On the legislative front, the National Association of Insurance Commissioners’ model law has approved the reduction of collateral requirements—a positive for any insurer that operates offshore.

Also still out there, however, is the (recently reintroduced) Neal Bill, which would place significant restrictions on domestic insurers that cede reinsurance to their foreign affiliates.

“Obviously, it’s a threat,” says Andre. “I think that threat has had an impact on the Bermuda market: It has contributed to the number of companies that have redomiciled to Switzerland or Ireland for the last couple of years.”

For example, Flagstone went to Ireland, Ace went to Switzerland, and Allied World Assurance Co., the most recent, went to Switzerland.

“It’s not only the tax issue” driving these relocations, says Andre. “It’s the regulatory as well.”
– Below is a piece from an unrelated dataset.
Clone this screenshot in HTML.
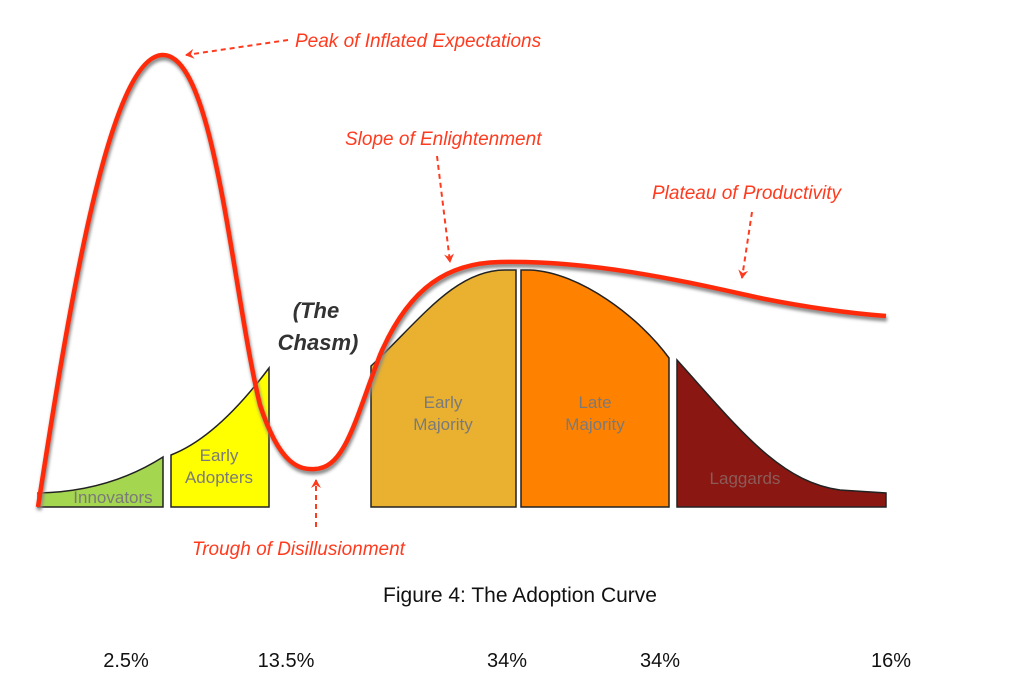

Andre concludes that even with the redomiciles out of Bermuda, “there is still a lot of talent on the island. Ace, XL and Flagstone redomiciled,” but they still have “a huge presence on the island. They may have redomesticated for capital-efficiency reasons, but Bermuda is still a principal place of business for them.”


Mather observes that there will be a number of programs affected by the catastrophes, “and it’s not just the property side. It will be in areas like trade disruption. So it’s more far-reaching here than in other years.”

The impact this is having on the current renewal season is that “everything is changing,” Mather says. “You’ve got companies coming out of areas altogether—and so that creates gaps.”

In fact, some reinsurers are looking at “completely redoing all of their programs,” Mather notes. “So business seems to be a lot more up-for-grabs in those areas.”

All this instability in the market has led to a concern among underwriters: “I was talking to an underwriter last night who was saying the biggest issue is the quality of submissions,” says Mather. “They are just not getting all the information they need—because there are so many submissions coming in now because so much is being remarketed.”

The underwriter Mather spoke with, for example, saw one submission “that had been changed eight times, and he’s fed up with it.”

All this back-and-forth can often mean “not-clean submissions,” she says. “I would think this would make underwriters wonder about the accuracy of what they will actually base the underwriting on.”

But overall, Mather adds, “the Bermuda market is strong and the market is huge. I started here nine years ago and we had about 20 companies. We now have 40 companies.”